▸ **Stated exercise**
An exact copy of all the data is required, with pictures left out.

BEGIN Source data

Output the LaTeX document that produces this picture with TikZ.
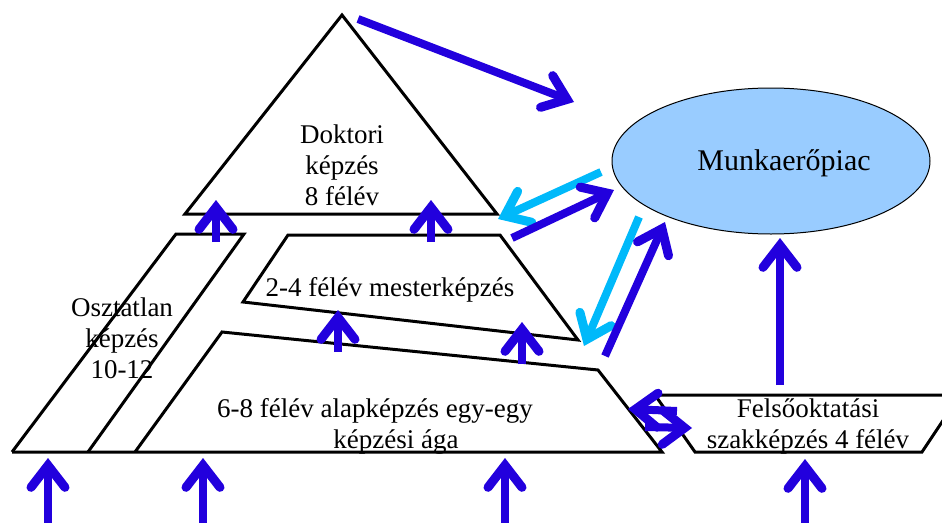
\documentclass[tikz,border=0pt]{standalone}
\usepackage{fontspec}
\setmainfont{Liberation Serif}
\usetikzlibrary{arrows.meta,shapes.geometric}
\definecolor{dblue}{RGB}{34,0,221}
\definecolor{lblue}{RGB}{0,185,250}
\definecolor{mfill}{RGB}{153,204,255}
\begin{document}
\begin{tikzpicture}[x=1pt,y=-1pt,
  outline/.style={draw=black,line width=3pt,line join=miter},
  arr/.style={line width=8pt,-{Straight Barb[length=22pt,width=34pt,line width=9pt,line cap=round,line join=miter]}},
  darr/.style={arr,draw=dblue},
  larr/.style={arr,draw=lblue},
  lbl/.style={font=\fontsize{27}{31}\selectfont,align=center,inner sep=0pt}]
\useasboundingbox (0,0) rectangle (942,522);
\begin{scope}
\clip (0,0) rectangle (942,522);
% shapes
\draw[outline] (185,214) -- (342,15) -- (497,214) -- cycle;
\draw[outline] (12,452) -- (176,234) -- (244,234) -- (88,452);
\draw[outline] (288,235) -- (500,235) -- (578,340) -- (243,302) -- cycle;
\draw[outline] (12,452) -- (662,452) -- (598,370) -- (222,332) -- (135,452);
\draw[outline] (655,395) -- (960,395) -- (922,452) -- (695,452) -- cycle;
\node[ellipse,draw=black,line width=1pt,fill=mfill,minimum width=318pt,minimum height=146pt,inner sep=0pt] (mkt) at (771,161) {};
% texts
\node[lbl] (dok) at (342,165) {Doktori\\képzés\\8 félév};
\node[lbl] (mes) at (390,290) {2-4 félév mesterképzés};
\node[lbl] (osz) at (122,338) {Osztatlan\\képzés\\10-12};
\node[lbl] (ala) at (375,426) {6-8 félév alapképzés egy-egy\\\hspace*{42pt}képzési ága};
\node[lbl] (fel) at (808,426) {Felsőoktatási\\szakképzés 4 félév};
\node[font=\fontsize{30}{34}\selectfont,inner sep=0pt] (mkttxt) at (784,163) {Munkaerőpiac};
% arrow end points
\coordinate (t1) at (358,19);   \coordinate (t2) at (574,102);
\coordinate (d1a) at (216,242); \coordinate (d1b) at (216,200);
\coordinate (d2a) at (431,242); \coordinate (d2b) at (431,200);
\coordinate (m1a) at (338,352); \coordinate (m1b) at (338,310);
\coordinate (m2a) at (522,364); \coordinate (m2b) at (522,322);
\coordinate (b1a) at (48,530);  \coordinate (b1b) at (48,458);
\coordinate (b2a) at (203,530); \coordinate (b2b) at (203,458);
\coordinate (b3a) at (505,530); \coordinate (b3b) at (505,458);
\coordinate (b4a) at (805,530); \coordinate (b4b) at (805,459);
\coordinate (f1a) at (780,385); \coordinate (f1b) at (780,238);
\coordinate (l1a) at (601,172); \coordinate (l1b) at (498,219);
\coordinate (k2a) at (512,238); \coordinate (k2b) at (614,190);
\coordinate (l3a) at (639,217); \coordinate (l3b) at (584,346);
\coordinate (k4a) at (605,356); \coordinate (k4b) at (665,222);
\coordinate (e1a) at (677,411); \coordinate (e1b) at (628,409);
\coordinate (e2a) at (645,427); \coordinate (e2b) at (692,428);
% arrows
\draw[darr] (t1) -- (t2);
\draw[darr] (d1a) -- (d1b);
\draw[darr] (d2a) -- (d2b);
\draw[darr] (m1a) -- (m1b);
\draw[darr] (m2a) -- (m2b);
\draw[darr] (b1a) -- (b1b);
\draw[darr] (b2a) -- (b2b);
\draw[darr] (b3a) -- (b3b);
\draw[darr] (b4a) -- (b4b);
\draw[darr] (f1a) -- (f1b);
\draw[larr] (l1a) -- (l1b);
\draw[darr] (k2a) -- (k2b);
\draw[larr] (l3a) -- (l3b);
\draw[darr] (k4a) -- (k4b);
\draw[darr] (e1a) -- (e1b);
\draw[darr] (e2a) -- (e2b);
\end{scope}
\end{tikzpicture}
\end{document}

END Source data

▸ **Solution below**
Output the LaTeX document that produces this picture with TikZ.
\documentclass[tikz,border=0pt]{standalone}
\usepackage{fontspec}
\setmainfont{Liberation Serif}
\usetikzlibrary{arrows.meta,shapes.geometric}
\definecolor{dblue}{RGB}{34,0,221}
\definecolor{lblue}{RGB}{0,185,250}
\definecolor{mfill}{RGB}{153,204,255}
\begin{document}
\begin{tikzpicture}[x=1pt,y=-1pt,
  outline/.style={draw=black,line width=3pt,line join=miter},
  arr/.style={line width=8pt,-{Straight Barb[length=22pt,width=34pt,line width=9pt,line cap=round,line join=miter]}},
  darr/.style={arr,draw=dblue},
  larr/.style={arr,draw=lblue},
  lbl/.style={font=\fontsize{27}{31}\selectfont,align=center,inner sep=0pt}]
\useasboundingbox (0,0) rectangle (942,522);
\begin{scope}
\clip (0,0) rectangle (942,522);
% shapes
\draw[outline] (185,214) -- (342,15) -- (497,214) -- cycle;
\draw[outline] (12,452) -- (176,234) -- (244,234) -- (88,452);
\draw[outline] (288,235) -- (500,235) -- (578,340) -- (243,302) -- cycle;
\draw[outline] (12,452) -- (662,452) -- (598,370) -- (222,332) -- (135,452);
\draw[outline] (655,395) -- (960,395) -- (922,452) -- (695,452) -- cycle;
\node[ellipse,draw=black,line width=1pt,fill=mfill,minimum width=318pt,minimum height=146pt,inner sep=0pt] (mkt) at (771,161) {};
% texts
\node[lbl] (dok) at (342,165) {Doktori\\képzés\\8 félév};
\node[lbl] (mes) at (390,290) {2-4 félév mesterképzés};
\node[lbl] (osz) at (122,338) {Osztatlan\\képzés\\10-12};
\node[lbl] (ala) at (375,426) {6-8 félév alapképzés egy-egy\\\hspace*{42pt}képzési ága};
\node[lbl] (fel) at (808,426) {Felsőoktatási\\szakképzés 4 félév};
\node[font=\fontsize{30}{34}\selectfont,inner sep=0pt] (mkttxt) at (784,163) {Munkaerőpiac};
% arrow end points
\coordinate (t1) at (358,19);   \coordinate (t2) at (574,102);
\coordinate (d1a) at (216,242); \coordinate (d1b) at (216,200);
\coordinate (d2a) at (431,242); \coordinate (d2b) at (431,200);
\coordinate (m1a) at (338,352); \coordinate (m1b) at (338,310);
\coordinate (m2a) at (522,364); \coordinate (m2b) at (522,322);
\coordinate (b1a) at (48,530);  \coordinate (b1b) at (48,458);
\coordinate (b2a) at (203,530); \coordinate (b2b) at (203,458);
\coordinate (b3a) at (505,530); \coordinate (b3b) at (505,458);
\coordinate (b4a) at (805,530); \coordinate (b4b) at (805,459);
\coordinate (f1a) at (780,385); \coordinate (f1b) at (780,238);
\coordinate (l1a) at (601,172); \coordinate (l1b) at (498,219);
\coordinate (k2a) at (512,238); \coordinate (k2b) at (614,190);
\coordinate (l3a) at (639,217); \coordinate (l3b) at (584,346);
\coordinate (k4a) at (605,356); \coordinate (k4b) at (665,222);
\coordinate (e1a) at (677,411); \coordinate (e1b) at (628,409);
\coordinate (e2a) at (645,427); \coordinate (e2b) at (692,428);
% arrows
\draw[darr] (t1) -- (t2);
\draw[darr] (d1a) -- (d1b);
\draw[darr] (d2a) -- (d2b);
\draw[darr] (m1a) -- (m1b);
\draw[darr] (m2a) -- (m2b);
\draw[darr] (b1a) -- (b1b);
\draw[darr] (b2a) -- (b2b);
\draw[darr] (b3a) -- (b3b);
\draw[darr] (b4a) -- (b4b);
\draw[darr] (f1a) -- (f1b);
\draw[larr] (l1a) -- (l1b);
\draw[darr] (k2a) -- (k2b);
\draw[larr] (l3a) -- (l3b);
\draw[darr] (k4a) -- (k4b);
\draw[darr] (e1a) -- (e1b);
\draw[darr] (e2a) -- (e2b);
\end{scope}
\end{tikzpicture}
\end{document}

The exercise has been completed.